Latency, the time delay between the initiation of a data transfer and its completion, is another critical metric, especially for real-time applications like online gaming, financial trading, and remote control systems. It is typically measured in milliseconds (ms) or microseconds (µs). Bandwidth refers to the maximum theoretical capacity of the communication channel, while Jitter measures the variation in latency over time. Error Rate (e.g., Bit Error Rate - BER) quantifies the frequency of transmission errors. Benchmarking involves using specialized software and hardware tools to measure these parameters under controlled conditions, often comparing results against standard specifications and competitive technologies.
Challenges and Future Outlook
The primary challenge in the evolution of data transfer speed standards is overcoming the physical limitations of transmission media and signal propagation. As speeds increase, issues such as signal degradation, electromagnetic interference (EMI), crosstalk between conductors, and attenuation become more pronounced. This necessitates the development of new materials, advanced equalization techniques, and more sophisticated encoding and error-correction schemes.
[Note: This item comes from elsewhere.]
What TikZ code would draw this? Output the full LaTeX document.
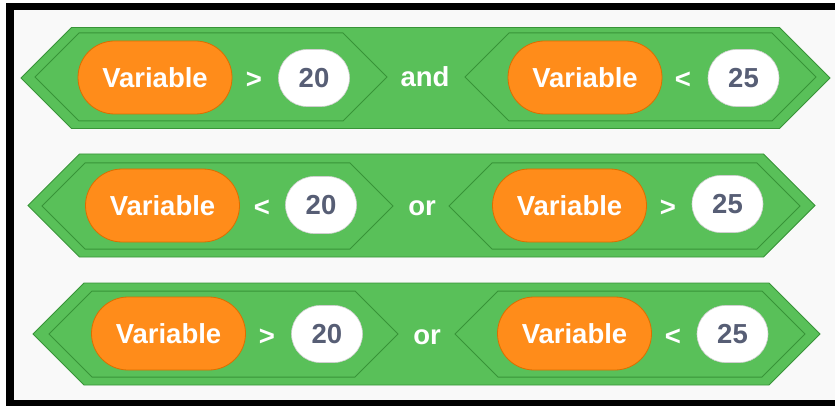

Furthermore, the increasing complexity of these standards can lead to higher power consumption and greater design complexity for hardware implementations.
The future outlook points towards continued increases in speed and capacity, driven by the insatiable demand for data in areas like artificial intelligence, virtual and augmented reality, and the Internet of Things (IoT). Emerging trends include the exploration of terahertz (THz) frequencies for wireless communication, optical interconnects for intra-chip and inter-chip communication, and the further refinement of existing standards to achieve higher densities and lower latencies. Standardization bodies will continue to play a crucial role in harmonizing these advancements to ensure global interoperability and foster technological progress.